▶ _Problem requirements_
Your task is to retype the lines between the line with "Write the seaborn" and the line with "import numpy as np", inclusive. Copy no pictures and no other lines.

▶ _Stored data_

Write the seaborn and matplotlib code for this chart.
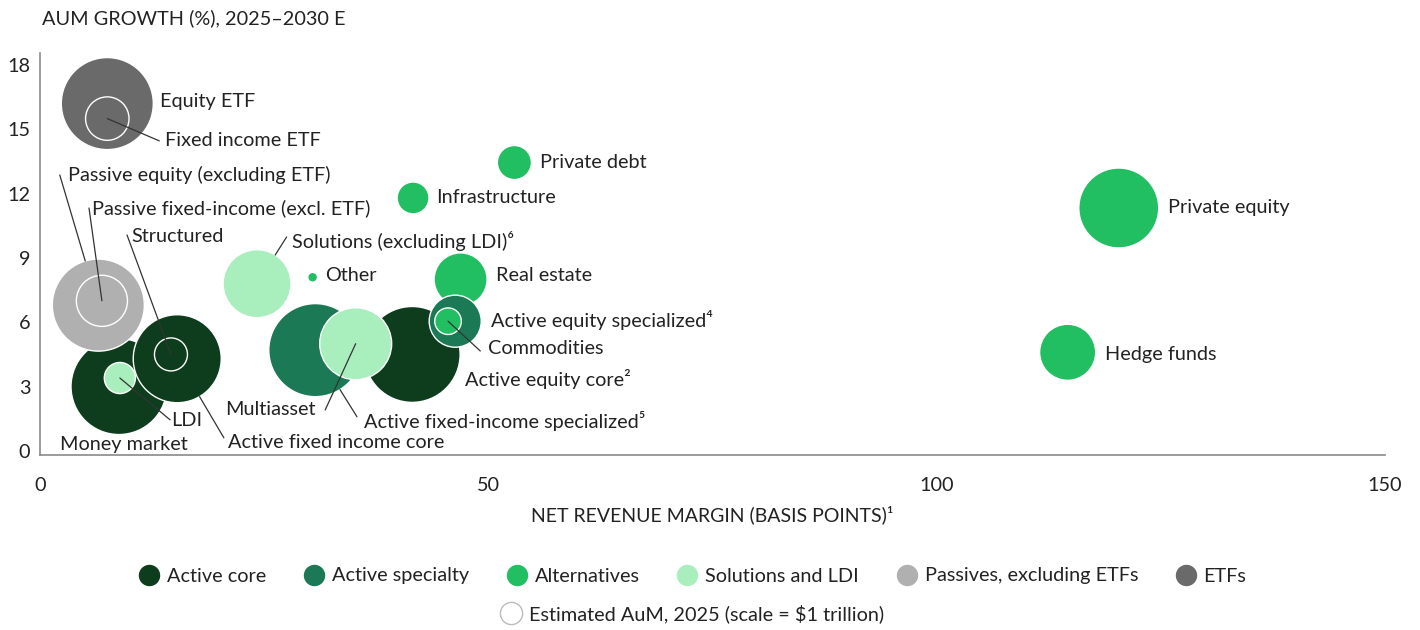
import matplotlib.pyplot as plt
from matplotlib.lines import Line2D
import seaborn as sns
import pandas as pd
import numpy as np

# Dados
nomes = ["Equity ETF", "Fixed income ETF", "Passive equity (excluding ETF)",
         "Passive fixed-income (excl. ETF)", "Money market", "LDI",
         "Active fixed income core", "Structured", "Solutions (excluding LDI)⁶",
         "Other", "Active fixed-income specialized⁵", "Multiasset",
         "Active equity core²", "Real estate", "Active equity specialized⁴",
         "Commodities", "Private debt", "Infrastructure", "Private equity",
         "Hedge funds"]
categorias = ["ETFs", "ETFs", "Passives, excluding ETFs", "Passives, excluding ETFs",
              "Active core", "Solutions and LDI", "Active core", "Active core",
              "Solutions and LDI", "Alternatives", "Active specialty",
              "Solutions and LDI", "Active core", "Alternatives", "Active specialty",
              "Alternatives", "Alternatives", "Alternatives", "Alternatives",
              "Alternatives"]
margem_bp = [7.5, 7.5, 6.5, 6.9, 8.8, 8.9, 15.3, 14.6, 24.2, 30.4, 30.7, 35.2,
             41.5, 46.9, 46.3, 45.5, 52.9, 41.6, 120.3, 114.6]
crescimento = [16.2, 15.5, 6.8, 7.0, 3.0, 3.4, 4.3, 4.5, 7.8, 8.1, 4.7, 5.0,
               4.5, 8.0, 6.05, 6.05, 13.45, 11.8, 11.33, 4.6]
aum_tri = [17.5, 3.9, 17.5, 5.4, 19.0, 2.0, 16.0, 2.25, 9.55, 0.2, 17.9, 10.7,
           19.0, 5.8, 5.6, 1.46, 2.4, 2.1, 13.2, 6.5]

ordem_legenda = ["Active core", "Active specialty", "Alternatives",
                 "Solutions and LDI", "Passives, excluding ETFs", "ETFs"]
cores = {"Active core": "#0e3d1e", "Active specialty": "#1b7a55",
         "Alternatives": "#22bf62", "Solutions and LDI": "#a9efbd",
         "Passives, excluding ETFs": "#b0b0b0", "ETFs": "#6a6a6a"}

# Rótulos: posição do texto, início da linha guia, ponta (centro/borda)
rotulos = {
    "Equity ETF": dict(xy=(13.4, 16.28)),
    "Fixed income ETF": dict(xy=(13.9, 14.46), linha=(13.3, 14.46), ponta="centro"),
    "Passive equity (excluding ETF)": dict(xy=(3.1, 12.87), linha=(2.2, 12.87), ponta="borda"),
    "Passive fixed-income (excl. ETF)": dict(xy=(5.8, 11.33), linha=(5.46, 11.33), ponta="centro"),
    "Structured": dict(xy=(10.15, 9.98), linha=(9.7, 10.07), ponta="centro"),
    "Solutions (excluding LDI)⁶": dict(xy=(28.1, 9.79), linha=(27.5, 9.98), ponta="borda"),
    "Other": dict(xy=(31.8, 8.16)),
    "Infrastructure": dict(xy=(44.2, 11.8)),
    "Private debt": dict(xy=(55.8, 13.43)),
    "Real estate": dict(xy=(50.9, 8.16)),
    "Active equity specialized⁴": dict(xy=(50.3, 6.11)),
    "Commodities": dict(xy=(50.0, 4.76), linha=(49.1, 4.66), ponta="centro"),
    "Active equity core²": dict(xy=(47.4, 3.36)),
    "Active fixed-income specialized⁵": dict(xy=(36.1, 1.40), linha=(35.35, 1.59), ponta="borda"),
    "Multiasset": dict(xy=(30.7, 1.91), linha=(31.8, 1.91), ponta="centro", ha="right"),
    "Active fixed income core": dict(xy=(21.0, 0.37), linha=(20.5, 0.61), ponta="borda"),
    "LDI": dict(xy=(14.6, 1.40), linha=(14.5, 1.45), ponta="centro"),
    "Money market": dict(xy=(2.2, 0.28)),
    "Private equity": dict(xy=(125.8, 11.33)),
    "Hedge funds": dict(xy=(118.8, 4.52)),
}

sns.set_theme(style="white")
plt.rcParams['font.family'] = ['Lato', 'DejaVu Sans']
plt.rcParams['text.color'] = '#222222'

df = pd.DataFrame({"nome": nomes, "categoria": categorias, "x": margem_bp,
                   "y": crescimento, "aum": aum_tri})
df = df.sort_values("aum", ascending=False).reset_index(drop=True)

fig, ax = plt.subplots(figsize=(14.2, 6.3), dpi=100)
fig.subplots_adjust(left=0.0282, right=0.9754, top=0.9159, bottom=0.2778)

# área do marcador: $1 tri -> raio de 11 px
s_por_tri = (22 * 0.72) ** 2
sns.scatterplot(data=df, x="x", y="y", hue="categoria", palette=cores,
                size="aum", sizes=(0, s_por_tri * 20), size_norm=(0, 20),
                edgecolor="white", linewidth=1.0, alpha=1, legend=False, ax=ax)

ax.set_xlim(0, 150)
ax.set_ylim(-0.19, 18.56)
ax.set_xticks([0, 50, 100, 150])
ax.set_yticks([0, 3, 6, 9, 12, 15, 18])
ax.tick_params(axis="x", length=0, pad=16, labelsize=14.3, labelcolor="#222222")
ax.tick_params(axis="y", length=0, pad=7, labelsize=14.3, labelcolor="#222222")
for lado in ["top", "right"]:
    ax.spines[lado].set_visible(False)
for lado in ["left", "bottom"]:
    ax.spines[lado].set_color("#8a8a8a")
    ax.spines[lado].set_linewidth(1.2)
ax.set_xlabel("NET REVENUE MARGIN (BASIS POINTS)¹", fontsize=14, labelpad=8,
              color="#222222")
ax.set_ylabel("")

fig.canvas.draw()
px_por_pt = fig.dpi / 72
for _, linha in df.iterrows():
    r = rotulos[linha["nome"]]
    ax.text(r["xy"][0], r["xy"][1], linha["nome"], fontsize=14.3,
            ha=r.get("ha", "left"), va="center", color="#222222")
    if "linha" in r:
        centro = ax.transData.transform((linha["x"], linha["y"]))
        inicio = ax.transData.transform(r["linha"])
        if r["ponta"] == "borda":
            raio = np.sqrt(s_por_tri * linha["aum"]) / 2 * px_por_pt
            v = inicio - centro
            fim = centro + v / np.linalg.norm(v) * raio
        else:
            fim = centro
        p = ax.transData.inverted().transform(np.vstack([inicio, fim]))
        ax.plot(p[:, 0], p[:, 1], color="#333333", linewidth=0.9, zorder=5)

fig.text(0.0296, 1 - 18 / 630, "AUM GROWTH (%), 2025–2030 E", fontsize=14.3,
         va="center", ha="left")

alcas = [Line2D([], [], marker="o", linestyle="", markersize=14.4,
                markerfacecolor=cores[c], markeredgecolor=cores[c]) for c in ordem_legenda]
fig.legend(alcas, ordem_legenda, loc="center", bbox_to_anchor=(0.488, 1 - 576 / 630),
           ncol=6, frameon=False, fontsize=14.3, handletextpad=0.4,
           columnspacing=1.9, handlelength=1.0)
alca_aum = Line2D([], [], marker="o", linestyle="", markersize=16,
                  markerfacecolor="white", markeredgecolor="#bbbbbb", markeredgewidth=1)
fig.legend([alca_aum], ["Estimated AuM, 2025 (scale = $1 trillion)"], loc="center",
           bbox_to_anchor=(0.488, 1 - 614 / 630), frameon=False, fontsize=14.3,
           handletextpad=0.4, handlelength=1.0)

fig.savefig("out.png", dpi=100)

--

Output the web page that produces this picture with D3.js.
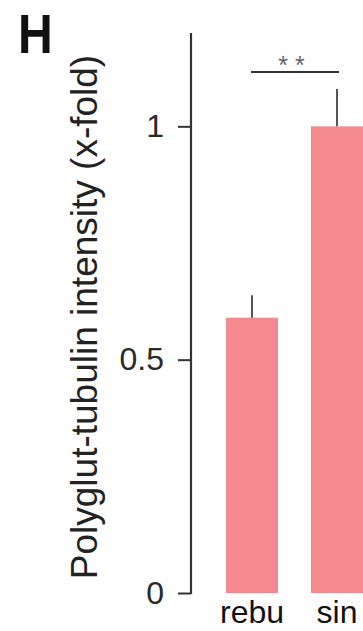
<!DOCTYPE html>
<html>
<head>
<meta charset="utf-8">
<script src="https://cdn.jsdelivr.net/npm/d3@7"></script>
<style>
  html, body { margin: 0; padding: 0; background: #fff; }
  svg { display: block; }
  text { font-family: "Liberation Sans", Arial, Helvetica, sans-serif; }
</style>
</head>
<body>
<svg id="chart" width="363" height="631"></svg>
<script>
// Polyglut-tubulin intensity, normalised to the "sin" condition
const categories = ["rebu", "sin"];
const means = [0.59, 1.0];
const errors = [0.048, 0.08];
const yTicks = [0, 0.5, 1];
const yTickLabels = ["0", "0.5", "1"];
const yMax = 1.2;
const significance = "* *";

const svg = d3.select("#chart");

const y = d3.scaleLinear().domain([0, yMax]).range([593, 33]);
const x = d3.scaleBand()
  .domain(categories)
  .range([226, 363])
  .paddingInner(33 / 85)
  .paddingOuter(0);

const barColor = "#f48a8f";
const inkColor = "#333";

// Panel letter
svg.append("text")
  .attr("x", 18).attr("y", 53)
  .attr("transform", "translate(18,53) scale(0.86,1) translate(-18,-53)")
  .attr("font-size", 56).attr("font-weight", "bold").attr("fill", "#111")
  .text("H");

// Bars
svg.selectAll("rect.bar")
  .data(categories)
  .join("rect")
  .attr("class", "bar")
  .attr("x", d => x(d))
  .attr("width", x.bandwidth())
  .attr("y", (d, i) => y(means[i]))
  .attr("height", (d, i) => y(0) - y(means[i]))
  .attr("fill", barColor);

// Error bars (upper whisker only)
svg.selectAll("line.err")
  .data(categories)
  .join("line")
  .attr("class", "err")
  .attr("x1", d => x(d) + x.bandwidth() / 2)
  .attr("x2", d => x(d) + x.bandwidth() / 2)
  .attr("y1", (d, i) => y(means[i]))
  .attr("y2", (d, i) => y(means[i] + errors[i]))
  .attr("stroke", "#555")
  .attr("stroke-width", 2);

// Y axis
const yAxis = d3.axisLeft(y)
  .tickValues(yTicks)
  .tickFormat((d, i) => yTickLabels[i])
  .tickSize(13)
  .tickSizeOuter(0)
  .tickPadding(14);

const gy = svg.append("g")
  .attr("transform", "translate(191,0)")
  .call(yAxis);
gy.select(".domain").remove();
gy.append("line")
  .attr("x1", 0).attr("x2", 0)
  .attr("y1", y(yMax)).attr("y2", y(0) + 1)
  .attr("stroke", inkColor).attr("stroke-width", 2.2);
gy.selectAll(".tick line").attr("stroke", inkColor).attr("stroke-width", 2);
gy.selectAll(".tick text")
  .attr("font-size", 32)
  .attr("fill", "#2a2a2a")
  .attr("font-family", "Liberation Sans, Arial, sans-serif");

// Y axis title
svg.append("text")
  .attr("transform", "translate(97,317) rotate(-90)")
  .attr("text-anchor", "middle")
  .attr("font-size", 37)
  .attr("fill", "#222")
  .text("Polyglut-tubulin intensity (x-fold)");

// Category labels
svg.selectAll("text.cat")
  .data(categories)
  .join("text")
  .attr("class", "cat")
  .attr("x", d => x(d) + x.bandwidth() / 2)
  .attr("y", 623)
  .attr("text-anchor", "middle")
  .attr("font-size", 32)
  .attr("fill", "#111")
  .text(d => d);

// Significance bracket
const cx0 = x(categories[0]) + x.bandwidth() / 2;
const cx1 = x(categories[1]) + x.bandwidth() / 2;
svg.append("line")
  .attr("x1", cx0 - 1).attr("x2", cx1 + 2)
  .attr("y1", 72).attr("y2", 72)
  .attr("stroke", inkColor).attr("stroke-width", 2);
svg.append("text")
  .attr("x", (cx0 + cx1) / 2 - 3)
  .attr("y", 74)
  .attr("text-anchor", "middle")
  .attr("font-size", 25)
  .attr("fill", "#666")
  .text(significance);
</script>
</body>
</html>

==

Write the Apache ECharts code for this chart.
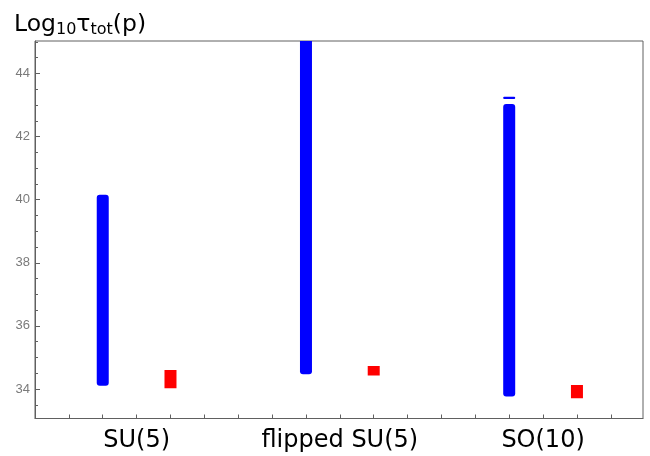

▶ _Task answer_
Write the seaborn and matplotlib code for this chart.
import matplotlib.pyplot as plt
from matplotlib.lines import Line2D
import seaborn as sns
import pandas as pd
import numpy as np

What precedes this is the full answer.